The primary trigger is escalating geopolitical tension around the Strait of Hormuz, one of the most critical chokepoints in global oil transportation. Around 35% of global seaborne crude passes through this narrow route, meaning even partial disruption creates immediate and severe supply-side pressure. As risk around shipping and transit increases, markets begin pricing long-term scarcity rather than short-term volatility.
This has led to a rapid tightening in global oil supply expectations, with millions of barrels per day effectively removed from stable market flow. The impact is not speculative — it is already visible in spot pricing, futures curves, and increased volatility across energy derivatives.
For crypto markets, the implications are direct and important.
Higher oil prices feed inflation. Rising inflation reduces the likelihood of interest rate cuts. When central banks maintain tighter monetary policy, liquidity across financial markets contracts. This environment is typically unfavorable for high-risk assets such as altcoins and speculative equities.
At the same time, macro uncertainty introduces a different dynamic. In periods of geopolitical stress and inflation instability, investors often rotate toward perceived hedges. Bitcoin increasingly benefits from this narrative, positioning itself as a decentralized store of value during systemic uncertainty. Gold and other traditional safe-haven assets are also reacting with strong upward pressure, reinforcing this trend.

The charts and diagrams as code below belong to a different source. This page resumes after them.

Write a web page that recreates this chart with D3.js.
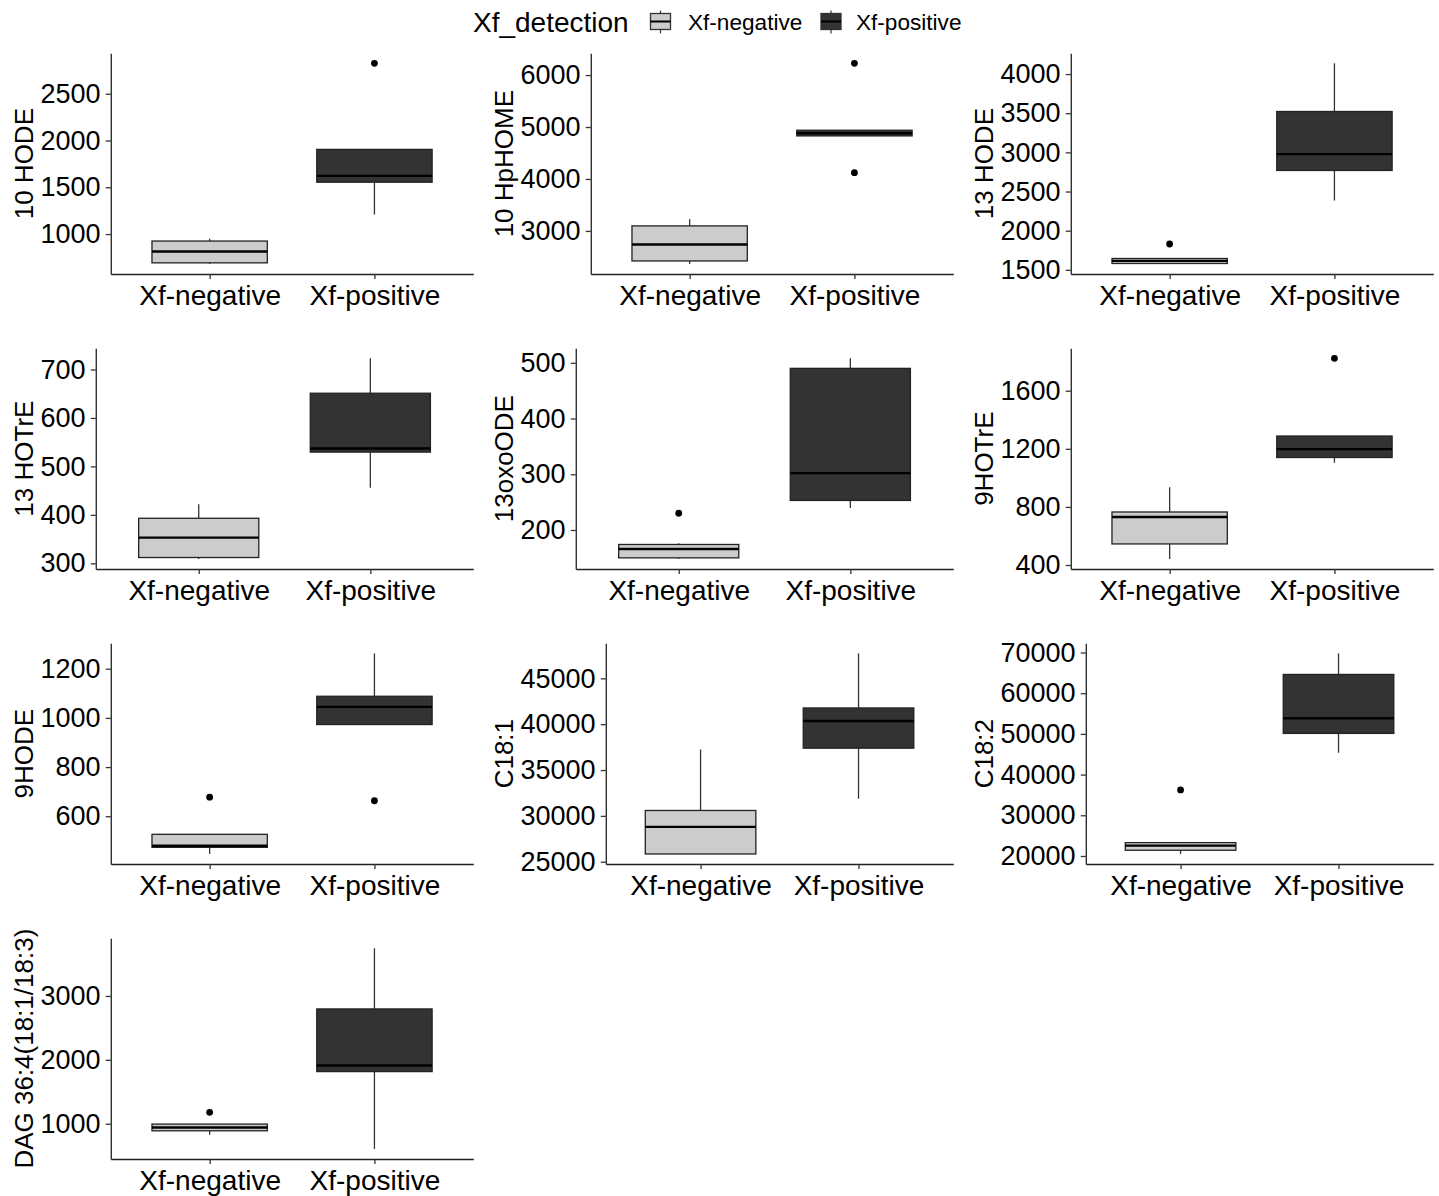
<!DOCTYPE html>
<html>
<head>
<meta charset="utf-8">
<script src="https://cdn.jsdelivr.net/npm/d3@7"></script>
<style>
  html, body { margin: 0; padding: 0; background: #fff; }
  svg { display: block; font-family: "Liberation Sans", Arial, sans-serif; }
</style>
</head>
<body>
<svg id="chart" width="1439" height="1196"></svg>
<script>
// Oxylipin / lipid abundances by Xf detection status
const analytes = ["10 HODE", "10 HpHOME", "13 HODE", "13 HOTrE", "13oxoODE",
                  "9HOTrE", "9HODE", "C18:1", "C18:2", "DAG 36:4(18:1/18:3)"];
const groups = ["Xf-negative", "Xf-positive"];

// Box statistics per analyte: [lower whisker, Q1, median, Q3, upper whisker]
const negStats = [
  [680, 692, 814, 925, 950],
  [2364, 2422, 2739, 3097, 3226],
  [1575, 1581, 1615, 1645, 1650],
  [309, 312, 353, 393, 422],
  [148, 150, 166, 174, 176],
  [441.5, 545, 730, 765, 935],
  [446.6, 473.5, 480, 526.5, 526.5],
  [25845, 25845, 28800, 30590, 37240],
  [20490, 21400, 22540, 23280, 23280],
  [826, 889, 941.5, 994, 994]
];
const posStats = [
  [1209, 1554, 1622, 1905, 1905],
  [4829, 4829, 4880, 4938, 4938],
  [2385, 2769, 2978, 3522, 4137],
  [456, 529.5, 537, 651, 723],
  [239.5, 253, 302, 490, 508],
  [1104, 1140, 1198, 1288, 1288],
  [973, 973, 1045, 1088, 1262.6],
  [31870, 37385, 40345, 41770, 47730],
  [45360, 50120, 53830, 64610, 69800],
  [604.5, 1816, 1911, 2797, 3746]
];
// Points beyond the whiskers
const negOutliers = [[], [], [1830], [], [230], [], [677.5], [], [36220], [1179]];
const posOutliers = [[2825], [4121, 6226], [], [], [], [1823], [663], [], [], []];

// Y-axis tick labels per analyte
const yTicks = [
  [1000, 1500, 2000, 2500],
  [3000, 4000, 5000, 6000],
  [1500, 2000, 2500, 3000, 3500, 4000],
  [300, 400, 500, 600, 700],
  [200, 300, 400, 500],
  [400, 800, 1200, 1600],
  [600, 800, 1000, 1200],
  [25000, 30000, 35000, 40000, 45000],
  [20000, 30000, 40000, 50000, 60000, 70000],
  [1000, 2000, 3000]
];

const fills = { "Xf-negative": "#cccccc", "Xf-positive": "#333333" };

const svg = d3.select("#chart");

// ---- legend ----
const legend = svg.append("g");
legend.append("text").attr("x", 473).attr("y", 32)
  .attr("font-size", 28).attr("fill", "#000").text("Xf_detection");
const keyX = [660.5, 831];
const labelX = [688, 856];
groups.forEach((g, i) => {
  const k = legend.append("g");
  const cx = keyX[i];
  k.append("line").attr("x1", cx).attr("x2", cx).attr("y1", 10.5).attr("y2", 33.5)
    .attr("stroke", "#333").attr("stroke-width", 1.2);
  k.append("rect").attr("x", cx - 10).attr("y", 13.5).attr("width", 20).attr("height", 16)
    .attr("fill", fills[g]).attr("stroke", "#333").attr("stroke-width", 1.3);
  k.append("line").attr("x1", cx - 10).attr("x2", cx + 10).attr("y1", 21.5).attr("y2", 21.5)
    .attr("stroke", "#000").attr("stroke-width", 2);
  legend.append("text").attr("x", labelX[i]).attr("y", 30)
    .attr("font-size", 22.6).attr("fill", "#000").text(g);
});

// ---- panels ----
const cellW = 480, rowStep = 295;
const tickFont = 27, xFont = 28, titleFont = 26;

// measure label widths to place the y-axis like a ggplot panel
const measurer = svg.append("text").attr("font-size", tickFont).attr("opacity", 0);
function textWidth(s) { measurer.text(s); return measurer.node().getComputedTextLength(); }

analytes.forEach((name, i) => {
  const col = i % 3, row = Math.floor(i / 3);
  const cellLeft = col * cellW;
  const bottom = 274 + rowStep * row;
  const top = bottom - 220.7;
  const right = cellLeft + 473.3;
  const maxW = d3.max(yTicks[i], t => textWidth(String(t)));
  const left = cellLeft + 40.5 + maxW + 10.2;

  const allVals = negStats[i].concat(posStats[i], negOutliers[i], posOutliers[i]);
  const lo = d3.min(allVals), hi = d3.max(allVals), pad = (hi - lo) * 0.05;
  const y = d3.scaleLinear().domain([lo - pad, hi + pad]).range([bottom, top]);
  const x = d3.scalePoint().domain(groups).range([left, right]).padding(0.6);
  const boxW = x.step() * 0.7;

  const g = svg.append("g");

  // boxes
  const series = [
    { grp: groups[0], s: negStats[i], out: negOutliers[i] },
    { grp: groups[1], s: posStats[i], out: posOutliers[i] }
  ];
  series.forEach(d => {
    const cx = x(d.grp);
    const [wl, q1, med, q3, wh] = d.s;
    const bg = g.append("g");
    bg.append("line").attr("x1", cx).attr("x2", cx).attr("y1", y(q3)).attr("y2", y(wh))
      .attr("stroke", "#333").attr("stroke-width", 1.3);
    bg.append("line").attr("x1", cx).attr("x2", cx).attr("y1", y(q1)).attr("y2", y(wl))
      .attr("stroke", "#333").attr("stroke-width", 1.3);
    bg.append("rect").attr("x", cx - boxW / 2).attr("width", boxW)
      .attr("y", y(q3)).attr("height", Math.max(0, y(q1) - y(q3)))
      .attr("fill", fills[d.grp]).attr("stroke", "#222").attr("stroke-width", 1.3);
    bg.append("line").attr("x1", cx - boxW / 2).attr("x2", cx + boxW / 2)
      .attr("y1", y(med)).attr("y2", y(med))
      .attr("stroke", "#000").attr("stroke-width", 2.4);
    bg.selectAll("circle").data(d.out).join("circle")
      .attr("cx", cx).attr("cy", v => y(v)).attr("r", 3.4).attr("fill", "#000");
  });

  // y axis
  const ya = g.append("g").attr("transform", `translate(${left},0)`)
    .call(d3.axisLeft(y).tickValues(yTicks[i]).tickFormat(d3.format("d"))
      .tickSize(5).tickSizeOuter(0).tickPadding(5.2));
  ya.select(".domain").attr("stroke", "#222").attr("stroke-width", 1.3);
  ya.selectAll(".tick line").attr("stroke", "#333").attr("stroke-width", 1.3);
  ya.selectAll(".tick text").attr("font-size", tickFont).attr("fill", "#000")
    .attr("font-family", "Liberation Sans, Arial, sans-serif");

  // x axis
  const xa = g.append("g").attr("transform", `translate(0,${bottom})`)
    .call(d3.axisBottom(x).tickSize(5).tickSizeOuter(0).tickPadding(4));
  xa.select(".domain").attr("stroke", "#222").attr("stroke-width", 1.3);
  xa.selectAll(".tick line").attr("stroke", "#333").attr("stroke-width", 1.3);
  xa.selectAll(".tick text").attr("font-size", xFont).attr("fill", "#000")
    .attr("dy", null).attr("y", 31).attr("dominant-baseline", "alphabetic")
    .attr("font-family", "Liberation Sans, Arial, sans-serif");

  // y title
  g.append("text")
    .attr("transform", `translate(${cellLeft + 33},${(top + bottom) / 2}) rotate(-90)`)
    .attr("text-anchor", "middle").attr("font-size", titleFont).attr("fill", "#000")
    .text(name);
});
measurer.remove();
</script>
</body>
</html>
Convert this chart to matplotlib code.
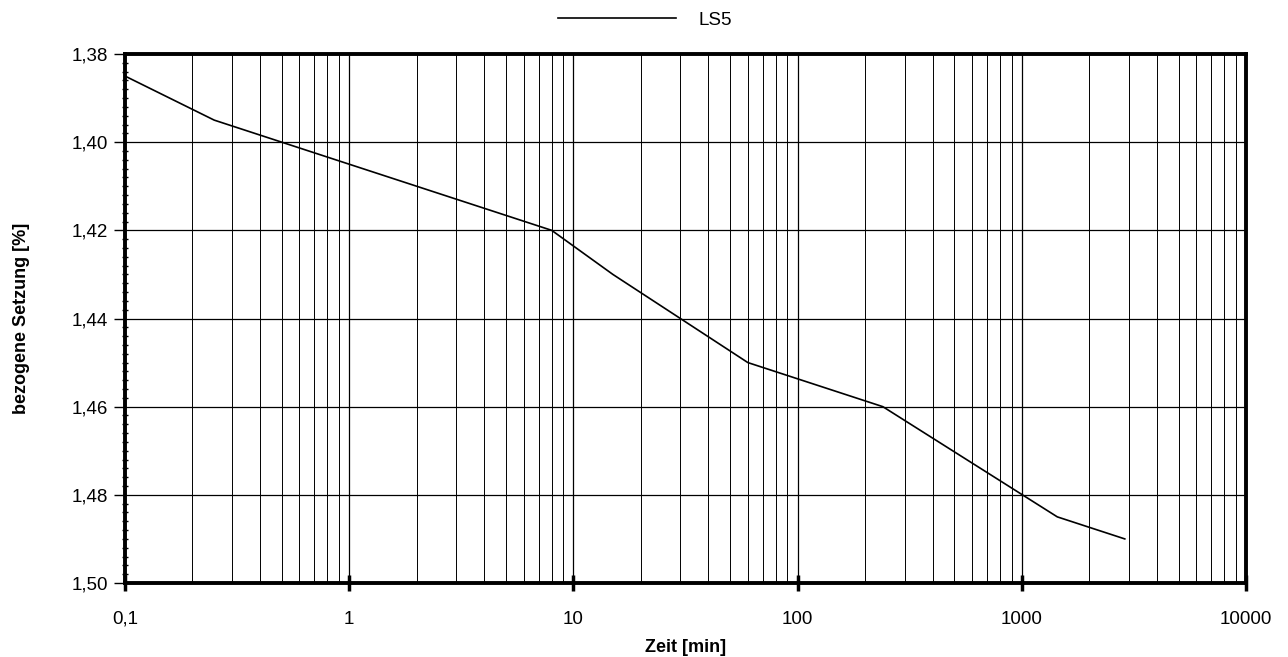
import matplotlib.pyplot as plt
from matplotlib.ticker import FixedLocator, LogLocator, MultipleLocator, FuncFormatter

plt.rcParams['font.family'] = ['Liberation Sans', 'DejaVu Sans']

# data
zeit = [0.1, 0.25, 0.5, 1, 2, 4, 8, 15, 30, 60, 120, 240, 1440, 2880]
setzung = [1.385, 1.395, 1.400, 1.405, 1.410, 1.415, 1.420, 1.430, 1.440,
           1.450, 1.455, 1.460, 1.485, 1.490]
series_name = 'LS5'
x_ticks = [0.1, 1, 10, 100, 1000, 10000]
x_labels = ['0,1', '1', '10', '100', '1000', '10000']
y_ticks = [1.38, 1.40, 1.42, 1.44, 1.46, 1.48, 1.50]

fig = plt.figure(figsize=(12.88, 6.57), dpi=100)
ax = fig.add_axes([125 / 1288, 1 - 583 / 657, (1246 - 125) / 1288, (583 - 54) / 657])

line, = ax.plot(zeit, setzung, color='black', lw=1.2)

ax.set_xscale('log')
ax.set_xlim(0.1, 10000)
ax.set_ylim(1.50, 1.38)

ax.xaxis.set_major_locator(FixedLocator(x_ticks))
ax.xaxis.set_major_formatter(FuncFormatter(lambda v, p: x_labels[x_ticks.index(v)] if v in x_ticks else ''))
ax.xaxis.set_minor_locator(LogLocator(base=10, subs=range(2, 10)))
ax.xaxis.set_minor_formatter(FuncFormatter(lambda v, p: ''))

ax.yaxis.set_major_locator(FixedLocator(y_ticks))
ax.yaxis.set_major_formatter(FuncFormatter(lambda v, p: f'{v:.2f}'.replace('.', ',')))
ax.yaxis.set_minor_locator(MultipleLocator(0.002))

ax.grid(which='major', color='black', lw=0.9)
ax.grid(which='minor', axis='x', color='black', lw=0.7)

ax.tick_params(axis='x', which='major', direction='inout', length=12, width=2.5,
               labelsize=13.5, pad=14)
ax.tick_params(axis='x', which='minor', length=0)
ax.tick_params(axis='y', which='major', direction='out', length=8, width=1,
               labelsize=13.5, pad=4)
ax.tick_params(axis='y', which='minor', direction='inout', length=5, width=1)

for s in ax.spines.values():
    s.set_linewidth(2.8)

ax.set_xlabel('Zeit [min]', fontsize=13, fontweight='bold', labelpad=8)
ax.set_ylabel('bezogene Setzung [%]', fontsize=13, fontweight='bold', labelpad=30)

fig.legend([line], [series_name], loc='center', bbox_to_anchor=(645 / 1288, 1 - 20 / 657),
           frameon=False, fontsize=13.5, handlelength=6.3, handletextpad=1.2)

fig.savefig('out.png', dpi=100)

The market is therefore operating in a dual-phase environment. On one side, liquidity tightening creates pressure on risk assets. On the other side, uncertainty strengthens demand for hedging instruments and hard assets.
Historically, energy-driven inflation cycles do not resolve quickly. They tend to influence central bank policy, global capital allocation, and investor behavior for extended periods.
What is happening now is not just a price spike in oil — it is a broader macro regime shift where energy, inflation, and digital assets are becoming tightly interconnected in a new global cycle.